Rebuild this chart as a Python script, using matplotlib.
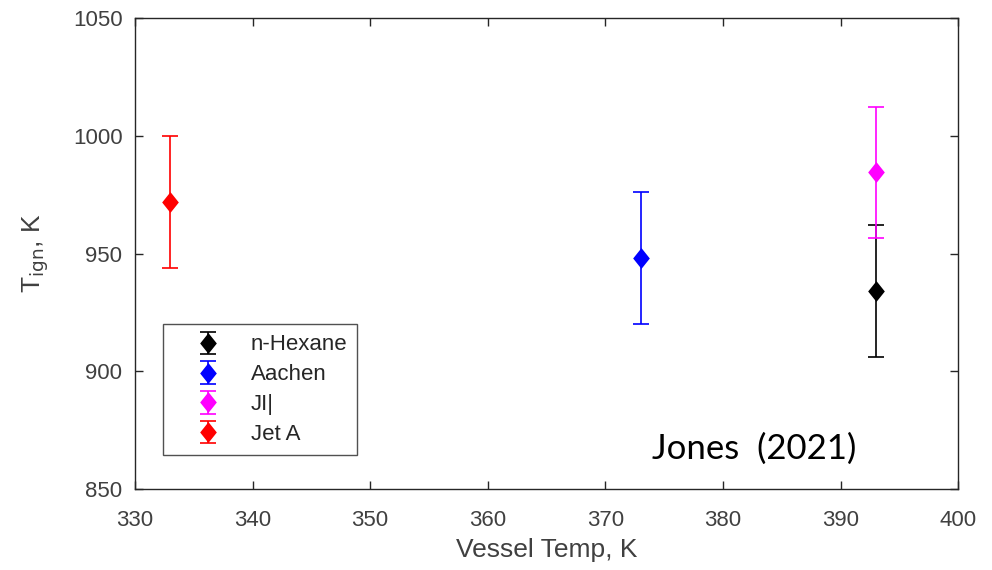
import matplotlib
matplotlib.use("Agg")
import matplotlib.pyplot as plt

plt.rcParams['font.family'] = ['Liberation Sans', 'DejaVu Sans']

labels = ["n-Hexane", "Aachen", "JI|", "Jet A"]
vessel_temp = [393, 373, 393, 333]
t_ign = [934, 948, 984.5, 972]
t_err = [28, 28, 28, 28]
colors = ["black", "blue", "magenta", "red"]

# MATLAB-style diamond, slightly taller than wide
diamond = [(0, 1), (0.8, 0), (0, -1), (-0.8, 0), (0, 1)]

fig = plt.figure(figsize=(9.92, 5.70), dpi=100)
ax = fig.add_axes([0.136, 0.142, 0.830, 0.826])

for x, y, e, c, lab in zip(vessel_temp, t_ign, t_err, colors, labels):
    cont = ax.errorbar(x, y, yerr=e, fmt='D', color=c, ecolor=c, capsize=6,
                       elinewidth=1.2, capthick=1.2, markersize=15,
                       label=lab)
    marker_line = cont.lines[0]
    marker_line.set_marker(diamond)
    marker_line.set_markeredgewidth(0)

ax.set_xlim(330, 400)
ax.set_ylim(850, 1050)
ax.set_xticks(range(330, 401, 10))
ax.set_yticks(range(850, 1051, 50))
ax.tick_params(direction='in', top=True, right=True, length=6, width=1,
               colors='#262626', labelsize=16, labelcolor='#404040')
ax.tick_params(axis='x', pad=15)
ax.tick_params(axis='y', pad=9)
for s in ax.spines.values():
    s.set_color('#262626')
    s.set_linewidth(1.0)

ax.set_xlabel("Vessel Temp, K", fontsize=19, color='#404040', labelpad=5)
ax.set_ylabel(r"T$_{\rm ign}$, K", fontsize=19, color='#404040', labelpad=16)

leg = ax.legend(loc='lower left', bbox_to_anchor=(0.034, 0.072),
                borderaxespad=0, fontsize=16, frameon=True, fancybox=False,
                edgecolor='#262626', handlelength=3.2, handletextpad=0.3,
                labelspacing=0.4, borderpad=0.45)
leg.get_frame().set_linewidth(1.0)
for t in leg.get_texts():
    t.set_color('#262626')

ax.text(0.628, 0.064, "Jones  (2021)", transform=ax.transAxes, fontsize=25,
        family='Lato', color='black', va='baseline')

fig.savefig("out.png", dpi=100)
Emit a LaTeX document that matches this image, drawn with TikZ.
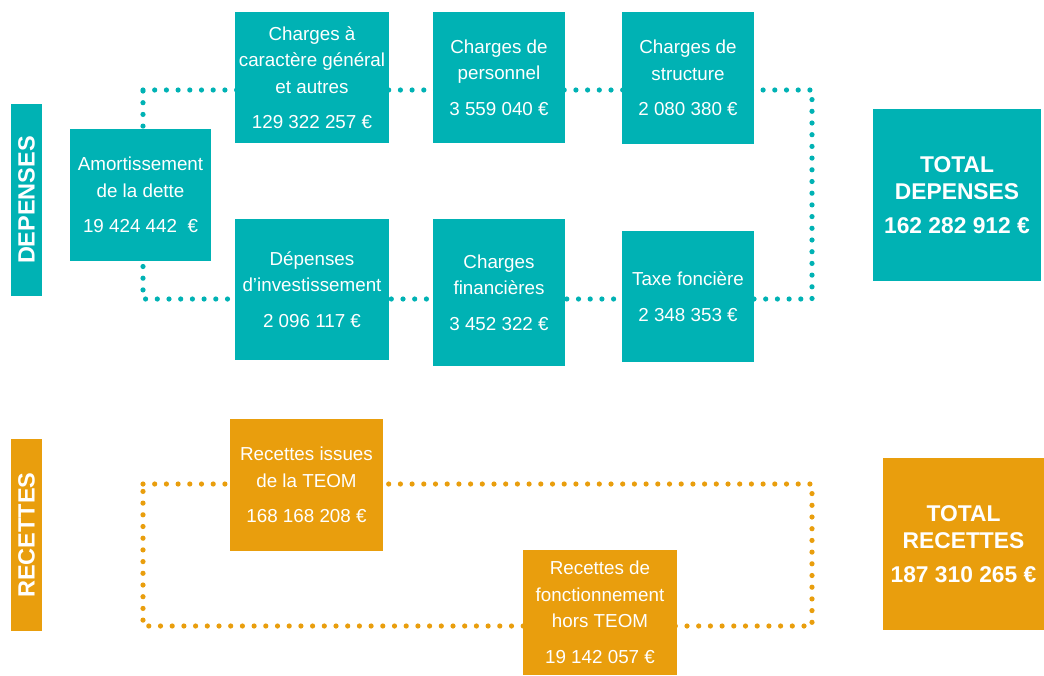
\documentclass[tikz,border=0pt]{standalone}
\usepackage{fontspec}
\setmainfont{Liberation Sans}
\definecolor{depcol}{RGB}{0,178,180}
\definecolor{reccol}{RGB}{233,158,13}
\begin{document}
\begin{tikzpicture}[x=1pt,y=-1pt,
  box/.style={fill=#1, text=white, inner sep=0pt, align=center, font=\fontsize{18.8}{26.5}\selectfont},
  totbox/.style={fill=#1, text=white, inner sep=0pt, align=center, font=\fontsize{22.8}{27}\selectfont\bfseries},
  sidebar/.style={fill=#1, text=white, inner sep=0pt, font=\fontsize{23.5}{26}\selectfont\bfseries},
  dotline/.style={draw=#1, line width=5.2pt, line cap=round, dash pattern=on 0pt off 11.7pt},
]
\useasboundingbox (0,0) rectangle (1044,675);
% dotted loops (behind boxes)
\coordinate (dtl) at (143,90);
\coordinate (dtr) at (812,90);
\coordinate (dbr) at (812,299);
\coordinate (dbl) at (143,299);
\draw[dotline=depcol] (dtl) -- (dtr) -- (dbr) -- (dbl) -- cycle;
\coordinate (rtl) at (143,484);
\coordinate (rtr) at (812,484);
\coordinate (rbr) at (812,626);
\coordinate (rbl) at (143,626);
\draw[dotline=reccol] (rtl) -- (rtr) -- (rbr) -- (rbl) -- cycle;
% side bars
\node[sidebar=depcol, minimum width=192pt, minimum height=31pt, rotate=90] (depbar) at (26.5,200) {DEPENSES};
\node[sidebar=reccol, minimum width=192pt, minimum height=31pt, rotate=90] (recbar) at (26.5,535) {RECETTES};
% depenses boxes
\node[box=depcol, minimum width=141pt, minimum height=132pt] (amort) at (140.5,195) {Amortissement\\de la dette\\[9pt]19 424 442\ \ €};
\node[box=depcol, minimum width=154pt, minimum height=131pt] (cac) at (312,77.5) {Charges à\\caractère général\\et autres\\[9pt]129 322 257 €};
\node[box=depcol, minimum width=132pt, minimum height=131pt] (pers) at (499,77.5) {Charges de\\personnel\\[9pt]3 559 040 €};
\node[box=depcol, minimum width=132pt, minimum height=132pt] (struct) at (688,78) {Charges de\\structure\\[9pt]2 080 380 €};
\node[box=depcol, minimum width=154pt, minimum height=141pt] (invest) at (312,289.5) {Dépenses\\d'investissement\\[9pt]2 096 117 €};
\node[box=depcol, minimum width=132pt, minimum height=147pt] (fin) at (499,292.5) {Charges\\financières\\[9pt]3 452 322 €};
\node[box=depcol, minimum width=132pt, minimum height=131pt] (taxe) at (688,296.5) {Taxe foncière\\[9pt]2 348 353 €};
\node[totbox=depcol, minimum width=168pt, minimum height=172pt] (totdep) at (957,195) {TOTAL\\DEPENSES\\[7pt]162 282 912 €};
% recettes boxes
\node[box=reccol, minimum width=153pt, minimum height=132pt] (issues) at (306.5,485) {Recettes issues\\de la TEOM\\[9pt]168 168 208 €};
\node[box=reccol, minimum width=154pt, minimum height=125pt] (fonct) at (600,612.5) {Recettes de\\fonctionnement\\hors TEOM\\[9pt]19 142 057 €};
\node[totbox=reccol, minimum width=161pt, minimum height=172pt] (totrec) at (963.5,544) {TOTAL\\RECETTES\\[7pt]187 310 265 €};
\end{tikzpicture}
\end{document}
-- -- --
■ WORK TO BE COMPLETED:
Take the lines from the start of the material to the line with "ax = fig.add_axes([0.136, 0.142, 0.830, 0.826])", both included, and transcribe them exactly without the pictures.

■ THE RESULT:
Rebuild this chart as a Python script, using matplotlib.
import matplotlib
matplotlib.use("Agg")
import matplotlib.pyplot as plt

plt.rcParams['font.family'] = ['Liberation Sans', 'DejaVu Sans']

labels = ["n-Hexane", "Aachen", "JI|", "Jet A"]
vessel_temp = [393, 373, 393, 333]
t_ign = [934, 948, 984.5, 972]
t_err = [28, 28, 28, 28]
colors = ["black", "blue", "magenta", "red"]

# MATLAB-style diamond, slightly taller than wide
diamond = [(0, 1), (0.8, 0), (0, -1), (-0.8, 0), (0, 1)]

fig = plt.figure(figsize=(9.92, 5.70), dpi=100)
ax = fig.add_axes([0.136, 0.142, 0.830, 0.826])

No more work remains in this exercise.